A video from the army-run virus testing centre in Blackburn shows dozens of cars queuing to enter the venue. Pictures also showed long queues of cars waiting to enter the testing centre at Witton Park High School in Blackburn and Darwen. It comes after Professor Dominic Harrison, the local authority’s director of public health, warned the Lancashire town is facing a “rising tide” of coronavirus cases.
He warned the town has two weeks to get the numbers down before lockdown measures are reversed.
Extra restrictions were brought in on Tuesday.
Professor Harrison told BBC Radio 4’s Today programme: “We have what we call a rising tide event rather than an outbreak, and by that we mean that we’ve got a number of cases rising in specific areas across a significant community, but not a single big outbreak like Kirklees or other areas that had a workplace outbreak.
“It can have the same effect because it can drive up the cases, but what we are seeing from looking at the postcode data of those cases is, in the last couple of weeks, is that what we are seeing is a single case being infected, then going back to a household and all that household becoming infected.”

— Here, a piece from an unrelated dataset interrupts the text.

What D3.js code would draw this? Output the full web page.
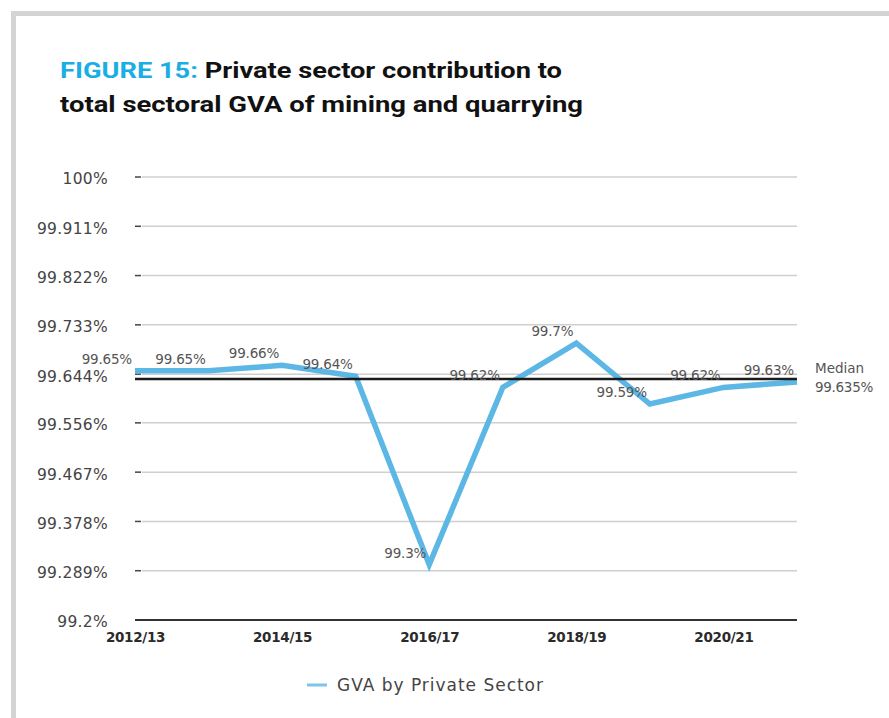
<!DOCTYPE html>
<html>
<head>
<meta charset="utf-8">
<script src="https://cdn.jsdelivr.net/npm/d3@7"></script>
<style>
  html, body { margin: 0; padding: 0; background: #fff; }
  svg { display: block; }
</style>
</head>
<body>
<svg id="chart" width="889" height="718"></svg>
<script>
// Financial years on the x axis
const years = ["2012/13", "2013/14", "2014/15", "2015/16", "2016/17",
               "2017/18", "2018/19", "2019/20", "2020/21", "2021/22"];
// Private sector share of mining and quarrying GVA (%)
const privateShare = [99.65, 99.65, 99.66, 99.64, 99.3, 99.62, 99.7, 99.59, 99.62, 99.63];
const medianValue = 99.635;
// Y axis tick values and their printed labels
const yTicks = [99.2, 99.289, 99.378, 99.467, 99.556, 99.644, 99.733, 99.822, 99.911, 100];
const yTickLabels = ["99.2%", "99.289%", "99.378%", "99.467%", "99.556%",
                     "99.644%", "99.733%", "99.822%", "99.911%", "100%"];
// Years that carry a label under the axis
const xTickYears = ["2012/13", "2014/15", "2016/17", "2018/19", "2020/21"];

const svg = d3.select("#chart");
const W = 889, H = 718;
const plot = { left: 135, right: 797, top: 177, bottom: 620 };
const blue = "#5db7e5";
const bodyFont = "'DejaVu Sans', sans-serif";

// Grey frame on the top and left edges
svg.append("rect").attr("x", 11).attr("y", 11).attr("width", W).attr("height", 5).attr("fill", "#d3d4d5");
svg.append("rect").attr("x", 11).attr("y", 11).attr("width", 5).attr("height", H).attr("fill", "#d3d4d5");

// Title
const title = svg.append("g").attr("font-family", "Roboto, sans-serif").attr("font-weight", 700).attr("font-size", 21.5);
const t1 = title.append("text").attr("x", 60).attr("y", 78)
  .attr("textLength", 502).attr("lengthAdjust", "spacingAndGlyphs");
t1.append("tspan").attr("fill", "#1aaee5").text("FIGURE 15: ");
t1.append("tspan").attr("fill", "#111").text("Private sector contribution to");
title.append("text").attr("x", 60).attr("y", 112).attr("fill", "#111")
  .attr("textLength", 523).attr("lengthAdjust", "spacingAndGlyphs")
  .text("total sectoral GVA of mining and quarrying");

// Scales
const x = d3.scalePoint().domain(years).range([plot.left, plot.right]);
const y = d3.scaleLinear().domain([99.2, 100]).range([plot.bottom, plot.top]);

// Horizontal gridlines with short dark ticks at the left end
const grid = svg.append("g");
yTicks.filter(v => v !== 99.2).forEach(v => {
  grid.append("line").attr("x1", plot.left + 7).attr("x2", plot.right)
    .attr("y1", y(v)).attr("y2", y(v)).attr("stroke", "#cfcfcf").attr("stroke-width", 1.5);
  grid.append("line").attr("x1", plot.left).attr("x2", plot.left + 6)
    .attr("y1", y(v)).attr("y2", y(v)).attr("stroke", "#444").attr("stroke-width", 1.5);
});

// Y axis labels
const yAxis = d3.axisLeft(y).tickValues(yTicks)
  .tickFormat((d, i) => yTickLabels[i]).tickSize(0).tickPadding(0);
const yG = svg.append("g").attr("transform", `translate(${plot.left - 27},0)`).call(yAxis);
yG.select(".domain").remove();
yG.selectAll("text").attr("font-family", bodyFont).attr("font-size", 15.5)
  .attr("fill", "#444").attr("letter-spacing", 0.3).attr("dy", "0.45em");

// Baseline axis at 99.2%
svg.append("line").attr("x1", plot.left).attr("x2", plot.right)
  .attr("y1", y(99.2)).attr("y2", y(99.2)).attr("stroke", "#333").attr("stroke-width", 2);

// X axis labels
const xAxis = d3.axisBottom(x).tickValues(xTickYears).tickSize(0).tickPadding(0);
const xG = svg.append("g").attr("transform", `translate(0,${plot.bottom + 9})`).call(xAxis);
xG.select(".domain").remove();
xG.selectAll("text").attr("font-family", bodyFont).attr("font-weight", 700)
  .attr("font-size", 13.5).attr("fill", "#2a2a2a").attr("letter-spacing", -0.3).attr("dy", "0.95em");

// Private sector series
const line = d3.line().x((d, i) => x(years[i])).y(d => y(d));
svg.append("path").datum(privateShare).attr("d", line)
  .attr("fill", "none").attr("stroke", blue).attr("stroke-width", 5.5).attr("stroke-linejoin", "miter");

// Median reference line
svg.append("line").attr("x1", plot.left).attr("x2", plot.right)
  .attr("y1", y(medianValue)).attr("y2", y(medianValue)).attr("stroke", "#1b1b1b").attr("stroke-width", 2.5);
const medLabel = svg.append("g").attr("font-family", bodyFont).attr("font-size", 13.5)
  .attr("fill", "#555").attr("letter-spacing", 0);
medLabel.append("text").attr("x", plot.right + 18).attr("y", y(medianValue) - 6).text("Median");
medLabel.append("text").attr("x", plot.right + 18).attr("y", y(medianValue) + 13)
  .attr("letter-spacing", -0.3)
  .text(d3.format(".3f")(medianValue) + "%");

// Value labels above each point
svg.append("g").selectAll("text").data(privateShare).join("text")
  .attr("x", (d, i) => x(years[i]) - 3)
  .attr("y", d => y(d) - 7)
  .attr("text-anchor", "end")
  .attr("font-family", bodyFont).attr("font-size", 13.5)
  .attr("letter-spacing", -0.2)
  .attr("fill", "#555")
  .text(d => d + "%");

// Legend
const legend = svg.append("g");
legend.append("line").attr("x1", 307).attr("x2", 327).attr("y1", 685).attr("y2", 685)
  .attr("stroke", "#7cc4ea").attr("stroke-width", 3);
legend.append("text").attr("x", 337).attr("y", 691)
  .attr("font-family", bodyFont).attr("font-size", 17).attr("fill", "#444")
  .attr("textLength", 206).attr("lengthAdjust", "spacing")
  .text("GVA by Private Sector");
</script>
</body>
</html>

“And when we look at the data what we can see is clusters in a part of the town, but the clusters are household clusters, so a number of those are causing the rising tide event and we know that they are in mainly south-Asian areas, and they are in areas with high number of terraced houses with high numbers of occupants in the house, so four or more, five or more people in the household.”
He said the Blackburn with Darwen borough, which has an Asian population of about 28 percent, had 114 cases in the last two weeks and 97 of those cases were among south Asians.
The rate of confirmed cases per 100,000 has gone up to 47 per 100,000, up from 31.6 cases in the seven days to 4 July.
The area is third on the list of highest weekly rates, behind Leicester, which has a rate of 118.2 cases per 100,000, and nearby Pendle, with a rate of 76.6.
Due to the surge in new cases, the local authority has established an outbreak control management board and introduced five new lockdown measures.
These include, making face masks mandatory in all public spaces including workplaces, inspections on small corner shops, asking people not to hug or shake hands as a greeting, increasing testing sites and reducing household visits to one househould plus two members from another household.
The south Asian community are disproportionately affected by coronavirus, as a higher percentage of the population have underlying health conditions, such as diabetes and heart conditions, and they are more likely to live in multi-generational households.
A recent study, which has not yet been peer-reviewed or published in a medical journal, found 40 percent of the South Asians in a group of more than 30,000 had diabetes – which was a “significant factor” in their increased risk of death from the disease.
The data was taken from hospitals in England, Scotland and Wales from February 6 to May 8, with patient follow-up to May 22.
People who were South Asian were 28 percent more likely to be admitted to critical care, as were those who were black (36 percent increased risk), compared with those who were white, the study found.